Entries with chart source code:
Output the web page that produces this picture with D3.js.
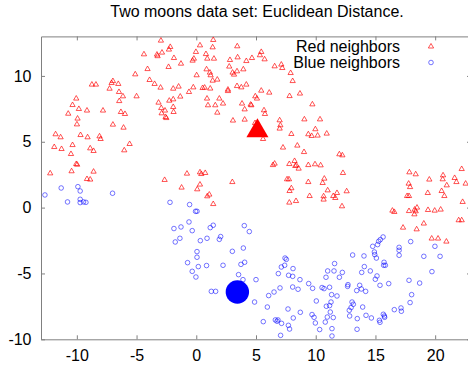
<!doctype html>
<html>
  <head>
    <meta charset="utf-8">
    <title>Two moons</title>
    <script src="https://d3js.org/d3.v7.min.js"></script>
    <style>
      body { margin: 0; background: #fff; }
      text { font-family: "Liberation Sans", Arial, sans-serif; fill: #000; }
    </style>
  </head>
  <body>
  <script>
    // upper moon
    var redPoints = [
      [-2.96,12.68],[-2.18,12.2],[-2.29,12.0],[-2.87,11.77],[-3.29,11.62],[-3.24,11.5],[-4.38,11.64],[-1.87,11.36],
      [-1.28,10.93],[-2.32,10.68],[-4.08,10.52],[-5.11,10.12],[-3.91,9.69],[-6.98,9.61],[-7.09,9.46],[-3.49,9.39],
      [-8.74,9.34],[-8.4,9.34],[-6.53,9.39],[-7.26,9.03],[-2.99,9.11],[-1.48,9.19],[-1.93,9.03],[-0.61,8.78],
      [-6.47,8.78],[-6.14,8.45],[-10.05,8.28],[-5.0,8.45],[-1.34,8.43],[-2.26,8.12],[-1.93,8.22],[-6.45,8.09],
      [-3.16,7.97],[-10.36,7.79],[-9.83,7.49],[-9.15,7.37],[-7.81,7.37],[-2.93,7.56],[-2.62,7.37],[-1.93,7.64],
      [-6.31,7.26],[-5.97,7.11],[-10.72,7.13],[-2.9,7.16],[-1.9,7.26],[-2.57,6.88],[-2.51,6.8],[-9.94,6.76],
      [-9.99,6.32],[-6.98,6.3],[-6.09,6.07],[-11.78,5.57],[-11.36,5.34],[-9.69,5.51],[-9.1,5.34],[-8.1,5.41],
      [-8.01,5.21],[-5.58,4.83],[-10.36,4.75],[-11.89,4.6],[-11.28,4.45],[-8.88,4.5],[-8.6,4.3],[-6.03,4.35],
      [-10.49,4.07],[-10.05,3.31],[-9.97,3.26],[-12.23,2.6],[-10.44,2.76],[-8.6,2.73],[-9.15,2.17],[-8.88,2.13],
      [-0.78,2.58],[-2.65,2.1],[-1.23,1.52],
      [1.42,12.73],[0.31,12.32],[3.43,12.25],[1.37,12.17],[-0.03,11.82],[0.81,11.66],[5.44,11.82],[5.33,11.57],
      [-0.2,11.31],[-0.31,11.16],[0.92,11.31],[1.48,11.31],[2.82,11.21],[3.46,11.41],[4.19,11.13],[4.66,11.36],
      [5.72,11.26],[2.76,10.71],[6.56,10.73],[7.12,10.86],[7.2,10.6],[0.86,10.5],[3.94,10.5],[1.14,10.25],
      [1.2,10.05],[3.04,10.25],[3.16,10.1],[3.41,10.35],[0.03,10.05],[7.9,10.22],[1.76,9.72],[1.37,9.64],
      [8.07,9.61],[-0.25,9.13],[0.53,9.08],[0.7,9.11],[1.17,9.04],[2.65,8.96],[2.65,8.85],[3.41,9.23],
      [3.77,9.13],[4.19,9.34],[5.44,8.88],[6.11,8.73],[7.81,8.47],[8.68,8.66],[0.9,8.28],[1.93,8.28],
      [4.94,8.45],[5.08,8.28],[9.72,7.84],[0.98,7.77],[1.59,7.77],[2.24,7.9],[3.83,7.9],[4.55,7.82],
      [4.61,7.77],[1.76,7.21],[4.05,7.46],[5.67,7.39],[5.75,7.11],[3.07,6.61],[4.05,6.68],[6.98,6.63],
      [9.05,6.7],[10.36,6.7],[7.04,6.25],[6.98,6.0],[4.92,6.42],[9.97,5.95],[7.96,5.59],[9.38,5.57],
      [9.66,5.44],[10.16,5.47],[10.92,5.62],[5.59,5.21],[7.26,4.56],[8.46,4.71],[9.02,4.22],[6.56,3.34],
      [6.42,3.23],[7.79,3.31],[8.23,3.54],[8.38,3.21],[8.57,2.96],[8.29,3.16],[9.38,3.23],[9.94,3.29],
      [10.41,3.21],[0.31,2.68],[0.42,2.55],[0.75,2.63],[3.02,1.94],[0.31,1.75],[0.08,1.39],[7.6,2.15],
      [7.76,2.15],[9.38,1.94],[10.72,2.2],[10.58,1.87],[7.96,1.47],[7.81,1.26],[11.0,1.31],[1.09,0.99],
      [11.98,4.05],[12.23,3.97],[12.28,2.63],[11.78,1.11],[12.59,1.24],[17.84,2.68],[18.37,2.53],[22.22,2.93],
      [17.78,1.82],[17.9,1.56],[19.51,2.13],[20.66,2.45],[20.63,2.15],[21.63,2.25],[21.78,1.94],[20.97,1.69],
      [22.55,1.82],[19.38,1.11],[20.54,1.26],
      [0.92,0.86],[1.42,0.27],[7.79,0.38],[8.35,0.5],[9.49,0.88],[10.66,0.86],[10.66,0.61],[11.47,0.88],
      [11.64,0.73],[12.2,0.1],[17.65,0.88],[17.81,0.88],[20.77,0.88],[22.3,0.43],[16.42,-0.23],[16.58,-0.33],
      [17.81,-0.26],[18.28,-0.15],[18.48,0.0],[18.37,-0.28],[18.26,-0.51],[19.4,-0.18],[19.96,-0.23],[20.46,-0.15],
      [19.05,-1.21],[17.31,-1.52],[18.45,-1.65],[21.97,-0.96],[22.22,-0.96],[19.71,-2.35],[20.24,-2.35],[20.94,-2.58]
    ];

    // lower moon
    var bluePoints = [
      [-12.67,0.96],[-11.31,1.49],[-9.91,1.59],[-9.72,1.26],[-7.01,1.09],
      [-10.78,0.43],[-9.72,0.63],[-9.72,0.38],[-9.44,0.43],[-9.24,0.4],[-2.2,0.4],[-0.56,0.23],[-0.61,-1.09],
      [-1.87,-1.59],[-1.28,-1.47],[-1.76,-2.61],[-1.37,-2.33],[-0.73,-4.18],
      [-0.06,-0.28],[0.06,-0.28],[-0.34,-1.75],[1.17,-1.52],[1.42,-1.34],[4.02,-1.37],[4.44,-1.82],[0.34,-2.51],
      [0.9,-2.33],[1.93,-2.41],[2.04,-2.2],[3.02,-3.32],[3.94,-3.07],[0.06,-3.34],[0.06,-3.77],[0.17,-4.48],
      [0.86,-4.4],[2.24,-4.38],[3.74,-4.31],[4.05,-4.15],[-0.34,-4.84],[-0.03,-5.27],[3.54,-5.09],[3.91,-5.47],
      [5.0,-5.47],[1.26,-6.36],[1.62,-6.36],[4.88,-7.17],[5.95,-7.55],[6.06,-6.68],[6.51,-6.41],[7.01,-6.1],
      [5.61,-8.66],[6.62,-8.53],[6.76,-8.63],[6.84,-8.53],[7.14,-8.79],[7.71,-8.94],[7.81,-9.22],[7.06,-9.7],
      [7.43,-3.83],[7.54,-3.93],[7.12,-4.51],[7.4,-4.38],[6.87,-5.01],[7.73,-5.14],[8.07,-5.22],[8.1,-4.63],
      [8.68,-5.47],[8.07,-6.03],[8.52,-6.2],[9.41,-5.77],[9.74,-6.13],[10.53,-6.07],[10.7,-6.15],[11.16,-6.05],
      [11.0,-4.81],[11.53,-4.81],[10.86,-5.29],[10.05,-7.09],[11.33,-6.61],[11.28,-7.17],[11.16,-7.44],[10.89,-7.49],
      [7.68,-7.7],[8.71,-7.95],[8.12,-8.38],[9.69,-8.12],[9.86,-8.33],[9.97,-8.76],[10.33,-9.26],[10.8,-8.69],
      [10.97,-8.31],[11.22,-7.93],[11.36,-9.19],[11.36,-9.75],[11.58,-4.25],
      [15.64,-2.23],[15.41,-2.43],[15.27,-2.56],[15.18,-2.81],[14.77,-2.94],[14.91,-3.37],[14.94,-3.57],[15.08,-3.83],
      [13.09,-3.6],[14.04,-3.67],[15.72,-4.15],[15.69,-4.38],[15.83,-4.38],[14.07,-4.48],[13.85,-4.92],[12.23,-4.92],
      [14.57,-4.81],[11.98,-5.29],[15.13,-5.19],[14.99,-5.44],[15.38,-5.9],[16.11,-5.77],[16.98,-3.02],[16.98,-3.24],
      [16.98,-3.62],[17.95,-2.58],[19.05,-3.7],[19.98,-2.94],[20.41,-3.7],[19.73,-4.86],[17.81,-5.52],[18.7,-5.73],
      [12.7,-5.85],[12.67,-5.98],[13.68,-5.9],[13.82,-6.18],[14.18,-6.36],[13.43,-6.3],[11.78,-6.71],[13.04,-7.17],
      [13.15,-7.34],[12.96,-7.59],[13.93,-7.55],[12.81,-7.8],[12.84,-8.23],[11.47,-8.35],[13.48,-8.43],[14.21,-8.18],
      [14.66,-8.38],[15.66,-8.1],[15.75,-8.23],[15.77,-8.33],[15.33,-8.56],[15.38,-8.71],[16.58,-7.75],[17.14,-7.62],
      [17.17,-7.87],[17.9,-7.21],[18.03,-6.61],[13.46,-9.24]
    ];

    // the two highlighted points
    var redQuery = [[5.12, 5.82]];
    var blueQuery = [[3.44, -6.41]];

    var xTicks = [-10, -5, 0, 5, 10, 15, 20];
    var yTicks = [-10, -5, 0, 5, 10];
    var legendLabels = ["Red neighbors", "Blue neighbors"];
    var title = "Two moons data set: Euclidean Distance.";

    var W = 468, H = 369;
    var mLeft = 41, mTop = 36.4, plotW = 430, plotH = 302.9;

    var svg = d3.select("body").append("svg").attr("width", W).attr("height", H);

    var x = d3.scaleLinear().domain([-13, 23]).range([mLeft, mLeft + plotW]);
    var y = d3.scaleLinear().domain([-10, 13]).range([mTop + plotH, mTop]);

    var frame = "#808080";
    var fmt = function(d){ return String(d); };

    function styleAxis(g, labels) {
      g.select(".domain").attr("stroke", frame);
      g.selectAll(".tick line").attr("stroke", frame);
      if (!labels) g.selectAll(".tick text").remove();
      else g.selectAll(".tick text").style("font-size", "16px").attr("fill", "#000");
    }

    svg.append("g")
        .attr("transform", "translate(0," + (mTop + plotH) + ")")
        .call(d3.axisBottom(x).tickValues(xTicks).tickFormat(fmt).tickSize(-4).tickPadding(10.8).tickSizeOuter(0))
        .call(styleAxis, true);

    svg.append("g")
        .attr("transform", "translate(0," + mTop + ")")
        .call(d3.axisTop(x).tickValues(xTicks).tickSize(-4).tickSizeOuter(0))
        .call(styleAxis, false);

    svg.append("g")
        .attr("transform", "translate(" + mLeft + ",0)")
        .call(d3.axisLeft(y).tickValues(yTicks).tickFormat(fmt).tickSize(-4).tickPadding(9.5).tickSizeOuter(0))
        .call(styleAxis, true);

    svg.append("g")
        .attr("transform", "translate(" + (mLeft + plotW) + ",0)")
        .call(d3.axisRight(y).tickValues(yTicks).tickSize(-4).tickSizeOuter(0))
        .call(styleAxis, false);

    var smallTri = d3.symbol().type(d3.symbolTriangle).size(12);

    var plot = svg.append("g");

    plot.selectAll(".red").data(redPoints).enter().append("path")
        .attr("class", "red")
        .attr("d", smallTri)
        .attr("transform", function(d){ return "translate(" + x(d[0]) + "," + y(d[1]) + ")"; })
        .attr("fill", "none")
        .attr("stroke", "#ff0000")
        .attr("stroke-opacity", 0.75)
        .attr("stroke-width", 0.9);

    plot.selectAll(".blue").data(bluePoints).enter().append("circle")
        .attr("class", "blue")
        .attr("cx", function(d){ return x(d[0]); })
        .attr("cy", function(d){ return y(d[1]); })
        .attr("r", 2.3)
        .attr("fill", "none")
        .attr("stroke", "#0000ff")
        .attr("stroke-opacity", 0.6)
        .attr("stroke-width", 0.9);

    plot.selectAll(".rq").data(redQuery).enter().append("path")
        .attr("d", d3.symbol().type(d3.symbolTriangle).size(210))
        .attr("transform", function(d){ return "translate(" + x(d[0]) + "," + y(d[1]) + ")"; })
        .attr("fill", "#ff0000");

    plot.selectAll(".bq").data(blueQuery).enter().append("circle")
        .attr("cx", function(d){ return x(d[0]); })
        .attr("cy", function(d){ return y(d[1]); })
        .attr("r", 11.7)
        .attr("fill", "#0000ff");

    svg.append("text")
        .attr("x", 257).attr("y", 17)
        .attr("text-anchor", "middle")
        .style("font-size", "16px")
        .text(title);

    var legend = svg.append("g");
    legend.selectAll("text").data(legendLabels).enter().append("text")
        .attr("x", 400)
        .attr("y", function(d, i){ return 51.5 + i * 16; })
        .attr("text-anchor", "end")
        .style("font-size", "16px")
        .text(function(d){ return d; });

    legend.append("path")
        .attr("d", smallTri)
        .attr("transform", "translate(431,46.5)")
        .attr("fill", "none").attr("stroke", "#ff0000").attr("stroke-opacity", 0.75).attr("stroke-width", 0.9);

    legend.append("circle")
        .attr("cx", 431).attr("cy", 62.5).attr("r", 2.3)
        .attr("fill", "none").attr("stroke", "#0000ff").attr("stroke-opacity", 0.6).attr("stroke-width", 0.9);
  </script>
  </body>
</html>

...

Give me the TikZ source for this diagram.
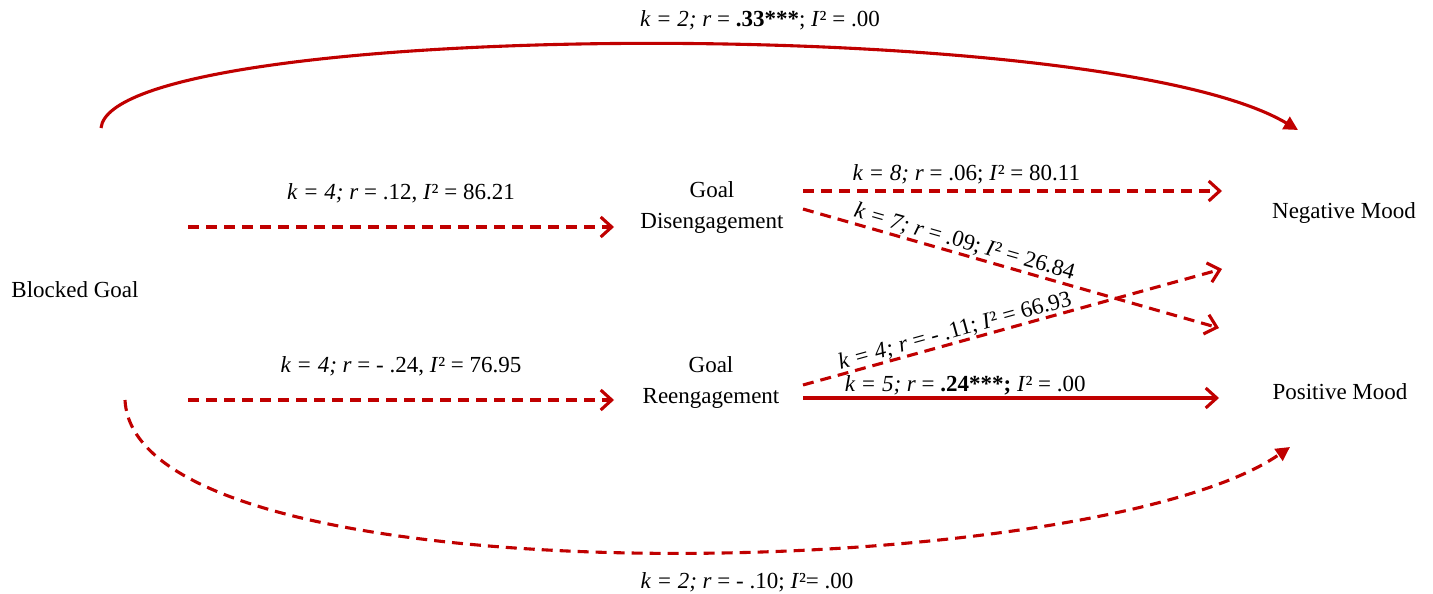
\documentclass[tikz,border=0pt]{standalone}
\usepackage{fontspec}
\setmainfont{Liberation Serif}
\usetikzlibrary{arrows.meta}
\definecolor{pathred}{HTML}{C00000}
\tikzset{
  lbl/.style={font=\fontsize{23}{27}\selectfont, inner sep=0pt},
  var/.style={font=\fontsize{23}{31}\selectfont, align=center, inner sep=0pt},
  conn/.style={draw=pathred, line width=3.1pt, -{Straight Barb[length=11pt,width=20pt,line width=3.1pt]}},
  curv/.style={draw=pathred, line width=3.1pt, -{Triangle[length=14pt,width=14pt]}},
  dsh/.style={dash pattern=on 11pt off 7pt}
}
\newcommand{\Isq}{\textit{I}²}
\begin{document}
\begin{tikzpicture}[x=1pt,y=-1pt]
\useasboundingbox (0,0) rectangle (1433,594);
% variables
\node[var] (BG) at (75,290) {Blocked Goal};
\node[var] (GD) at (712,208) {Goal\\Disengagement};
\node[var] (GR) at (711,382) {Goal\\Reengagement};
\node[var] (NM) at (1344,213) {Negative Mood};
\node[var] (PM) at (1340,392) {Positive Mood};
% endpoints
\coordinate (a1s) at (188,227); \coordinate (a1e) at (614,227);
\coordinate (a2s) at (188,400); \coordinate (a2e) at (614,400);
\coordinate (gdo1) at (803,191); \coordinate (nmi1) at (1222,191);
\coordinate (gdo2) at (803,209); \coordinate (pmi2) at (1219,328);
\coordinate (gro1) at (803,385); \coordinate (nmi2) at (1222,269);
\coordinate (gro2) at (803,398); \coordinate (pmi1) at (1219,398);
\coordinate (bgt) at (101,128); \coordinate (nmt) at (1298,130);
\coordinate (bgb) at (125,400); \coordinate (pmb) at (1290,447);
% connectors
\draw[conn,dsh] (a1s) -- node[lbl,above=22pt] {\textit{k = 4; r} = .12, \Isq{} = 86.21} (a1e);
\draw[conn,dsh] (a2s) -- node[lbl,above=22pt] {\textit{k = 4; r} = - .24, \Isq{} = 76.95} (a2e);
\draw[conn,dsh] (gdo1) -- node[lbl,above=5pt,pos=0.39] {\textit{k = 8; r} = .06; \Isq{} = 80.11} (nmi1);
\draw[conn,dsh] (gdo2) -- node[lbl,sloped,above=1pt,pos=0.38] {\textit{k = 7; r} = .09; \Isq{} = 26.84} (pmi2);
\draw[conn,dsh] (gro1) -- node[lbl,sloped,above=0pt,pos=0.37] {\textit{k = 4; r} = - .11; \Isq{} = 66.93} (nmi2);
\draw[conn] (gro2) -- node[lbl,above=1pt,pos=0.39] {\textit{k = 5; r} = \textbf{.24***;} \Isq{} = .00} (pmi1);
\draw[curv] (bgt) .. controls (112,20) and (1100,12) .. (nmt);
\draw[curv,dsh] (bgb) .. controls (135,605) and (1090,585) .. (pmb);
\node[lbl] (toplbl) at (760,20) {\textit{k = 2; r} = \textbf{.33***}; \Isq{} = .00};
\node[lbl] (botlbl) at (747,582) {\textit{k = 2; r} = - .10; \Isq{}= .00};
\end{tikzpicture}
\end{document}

• [AIM OF THE EXERCISE]:
Copy out the lines in which the string "this" appears.

• [RESULT]:
Output the web page that produces this picture with D3.js.
Give me the TikZ source for this diagram.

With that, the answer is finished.